Supplied material:

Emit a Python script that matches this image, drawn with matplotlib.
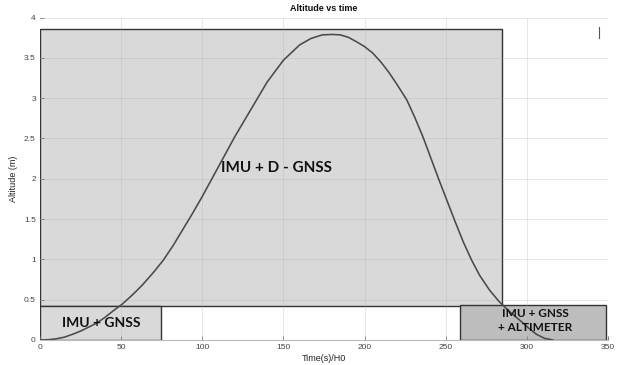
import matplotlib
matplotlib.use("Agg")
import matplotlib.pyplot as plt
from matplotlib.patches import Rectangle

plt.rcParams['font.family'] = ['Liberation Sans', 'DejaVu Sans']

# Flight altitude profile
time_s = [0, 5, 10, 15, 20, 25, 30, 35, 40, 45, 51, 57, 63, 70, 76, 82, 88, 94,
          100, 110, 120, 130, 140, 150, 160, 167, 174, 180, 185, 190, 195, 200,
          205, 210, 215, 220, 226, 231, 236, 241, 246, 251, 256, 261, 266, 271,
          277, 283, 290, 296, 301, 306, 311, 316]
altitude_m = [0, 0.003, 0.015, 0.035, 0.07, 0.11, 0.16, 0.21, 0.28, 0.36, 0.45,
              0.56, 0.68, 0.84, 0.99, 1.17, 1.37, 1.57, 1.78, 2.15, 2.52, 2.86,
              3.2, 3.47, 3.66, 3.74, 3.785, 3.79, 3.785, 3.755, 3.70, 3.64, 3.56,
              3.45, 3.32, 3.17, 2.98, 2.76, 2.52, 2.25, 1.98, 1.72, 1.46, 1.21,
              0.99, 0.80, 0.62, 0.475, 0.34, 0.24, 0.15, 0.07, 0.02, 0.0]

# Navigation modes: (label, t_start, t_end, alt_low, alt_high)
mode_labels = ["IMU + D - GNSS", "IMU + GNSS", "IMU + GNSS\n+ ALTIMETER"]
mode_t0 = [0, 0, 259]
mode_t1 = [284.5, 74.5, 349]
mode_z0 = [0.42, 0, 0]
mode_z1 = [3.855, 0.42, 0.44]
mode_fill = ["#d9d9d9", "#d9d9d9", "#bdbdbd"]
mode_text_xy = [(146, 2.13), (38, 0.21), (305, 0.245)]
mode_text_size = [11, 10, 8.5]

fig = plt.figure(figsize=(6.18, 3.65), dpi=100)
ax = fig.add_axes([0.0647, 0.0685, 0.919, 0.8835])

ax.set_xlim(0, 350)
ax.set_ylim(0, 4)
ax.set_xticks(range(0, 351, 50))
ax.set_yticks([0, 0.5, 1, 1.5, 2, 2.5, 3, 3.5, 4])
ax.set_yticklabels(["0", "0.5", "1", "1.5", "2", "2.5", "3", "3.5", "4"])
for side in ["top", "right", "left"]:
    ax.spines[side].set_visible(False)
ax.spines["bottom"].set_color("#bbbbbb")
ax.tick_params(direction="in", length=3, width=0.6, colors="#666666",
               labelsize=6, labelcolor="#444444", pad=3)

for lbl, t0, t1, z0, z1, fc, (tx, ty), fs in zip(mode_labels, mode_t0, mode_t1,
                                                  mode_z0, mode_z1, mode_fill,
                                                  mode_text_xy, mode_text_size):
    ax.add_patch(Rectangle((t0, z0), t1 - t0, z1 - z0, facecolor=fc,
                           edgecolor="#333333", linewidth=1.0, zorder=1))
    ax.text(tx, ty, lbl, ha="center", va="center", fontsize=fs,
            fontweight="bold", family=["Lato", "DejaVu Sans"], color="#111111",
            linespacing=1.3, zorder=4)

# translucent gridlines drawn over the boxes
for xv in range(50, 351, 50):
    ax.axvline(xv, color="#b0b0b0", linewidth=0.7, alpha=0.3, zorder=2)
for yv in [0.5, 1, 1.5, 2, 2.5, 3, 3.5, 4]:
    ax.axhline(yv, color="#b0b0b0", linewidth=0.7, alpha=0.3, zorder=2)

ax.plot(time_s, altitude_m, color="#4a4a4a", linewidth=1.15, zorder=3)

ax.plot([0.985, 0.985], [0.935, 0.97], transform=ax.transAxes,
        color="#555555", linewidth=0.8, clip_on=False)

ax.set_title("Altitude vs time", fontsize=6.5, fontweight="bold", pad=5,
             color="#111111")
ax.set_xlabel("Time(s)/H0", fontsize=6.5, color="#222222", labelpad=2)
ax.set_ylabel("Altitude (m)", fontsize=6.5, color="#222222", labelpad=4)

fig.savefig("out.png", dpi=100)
==
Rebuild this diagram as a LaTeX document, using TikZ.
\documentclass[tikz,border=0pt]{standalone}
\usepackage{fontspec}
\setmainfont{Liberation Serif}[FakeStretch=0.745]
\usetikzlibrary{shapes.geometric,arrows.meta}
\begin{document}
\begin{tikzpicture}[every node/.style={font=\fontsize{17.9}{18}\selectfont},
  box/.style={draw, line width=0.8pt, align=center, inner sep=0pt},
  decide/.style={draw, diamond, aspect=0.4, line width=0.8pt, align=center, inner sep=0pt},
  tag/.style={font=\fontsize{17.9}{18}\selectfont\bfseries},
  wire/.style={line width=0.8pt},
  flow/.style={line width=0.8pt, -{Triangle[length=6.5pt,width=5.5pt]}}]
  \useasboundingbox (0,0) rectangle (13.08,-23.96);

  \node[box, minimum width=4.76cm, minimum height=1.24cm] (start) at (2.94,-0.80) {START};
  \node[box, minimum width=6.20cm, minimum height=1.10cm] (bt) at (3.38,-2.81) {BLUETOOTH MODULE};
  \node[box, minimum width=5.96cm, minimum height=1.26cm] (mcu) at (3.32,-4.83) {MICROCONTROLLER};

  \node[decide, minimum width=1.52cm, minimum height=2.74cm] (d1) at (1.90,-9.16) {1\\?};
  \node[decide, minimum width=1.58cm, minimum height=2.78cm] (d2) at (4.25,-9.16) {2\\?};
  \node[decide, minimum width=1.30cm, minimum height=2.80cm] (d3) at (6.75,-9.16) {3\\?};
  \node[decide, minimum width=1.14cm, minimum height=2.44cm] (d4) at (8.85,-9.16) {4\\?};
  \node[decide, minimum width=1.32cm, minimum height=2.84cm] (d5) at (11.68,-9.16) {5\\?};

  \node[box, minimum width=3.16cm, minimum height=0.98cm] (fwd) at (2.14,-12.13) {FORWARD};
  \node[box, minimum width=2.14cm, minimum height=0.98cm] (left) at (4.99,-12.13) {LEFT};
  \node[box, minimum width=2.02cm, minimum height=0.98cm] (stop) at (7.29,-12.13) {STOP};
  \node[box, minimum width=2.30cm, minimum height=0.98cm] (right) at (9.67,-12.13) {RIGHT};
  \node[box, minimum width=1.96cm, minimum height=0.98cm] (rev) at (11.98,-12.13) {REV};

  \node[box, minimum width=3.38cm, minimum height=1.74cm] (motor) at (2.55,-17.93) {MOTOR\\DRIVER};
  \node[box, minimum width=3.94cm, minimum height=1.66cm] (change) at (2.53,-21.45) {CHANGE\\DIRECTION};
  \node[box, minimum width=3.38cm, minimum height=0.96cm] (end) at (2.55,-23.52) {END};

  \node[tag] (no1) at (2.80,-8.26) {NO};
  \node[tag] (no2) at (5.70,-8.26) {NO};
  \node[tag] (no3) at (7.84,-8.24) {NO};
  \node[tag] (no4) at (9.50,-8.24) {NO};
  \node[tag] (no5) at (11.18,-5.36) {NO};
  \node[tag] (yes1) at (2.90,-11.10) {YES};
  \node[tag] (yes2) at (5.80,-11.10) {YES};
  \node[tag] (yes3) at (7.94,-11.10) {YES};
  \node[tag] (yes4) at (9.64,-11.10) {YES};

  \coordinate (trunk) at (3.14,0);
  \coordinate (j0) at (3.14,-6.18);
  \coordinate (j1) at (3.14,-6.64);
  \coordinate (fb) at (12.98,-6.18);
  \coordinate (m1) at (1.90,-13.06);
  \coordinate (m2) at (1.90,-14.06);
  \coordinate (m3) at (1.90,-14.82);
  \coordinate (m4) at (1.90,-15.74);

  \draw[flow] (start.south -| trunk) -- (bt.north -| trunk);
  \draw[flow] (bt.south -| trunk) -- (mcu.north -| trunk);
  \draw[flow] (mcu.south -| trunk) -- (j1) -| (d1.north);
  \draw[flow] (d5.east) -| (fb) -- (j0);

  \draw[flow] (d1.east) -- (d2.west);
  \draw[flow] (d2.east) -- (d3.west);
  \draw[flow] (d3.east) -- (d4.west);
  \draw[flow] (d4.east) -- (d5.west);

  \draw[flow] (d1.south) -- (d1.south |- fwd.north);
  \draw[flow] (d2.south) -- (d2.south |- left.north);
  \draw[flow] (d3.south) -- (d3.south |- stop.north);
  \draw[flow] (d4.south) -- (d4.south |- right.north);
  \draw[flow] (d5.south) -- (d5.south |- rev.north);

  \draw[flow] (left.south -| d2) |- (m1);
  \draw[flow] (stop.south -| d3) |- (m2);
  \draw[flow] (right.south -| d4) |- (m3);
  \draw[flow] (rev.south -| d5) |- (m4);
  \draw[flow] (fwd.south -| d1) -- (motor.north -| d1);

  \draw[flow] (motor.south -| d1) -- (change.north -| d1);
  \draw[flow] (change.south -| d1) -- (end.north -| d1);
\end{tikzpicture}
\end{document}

Exercise prompt: Copy exactly the stretch of lines from the one containing "Emit a Python" through the one containing "plt.rcParams['font.family'] = ['Liberation", both included. Leave out any pictures.

Complete response:
Emit a Python script that matches this image, drawn with matplotlib.
import matplotlib
matplotlib.use("Agg")
import matplotlib.pyplot as plt
from matplotlib.patches import Rectangle

plt.rcParams['font.family'] = ['Liberation Sans', 'DejaVu Sans']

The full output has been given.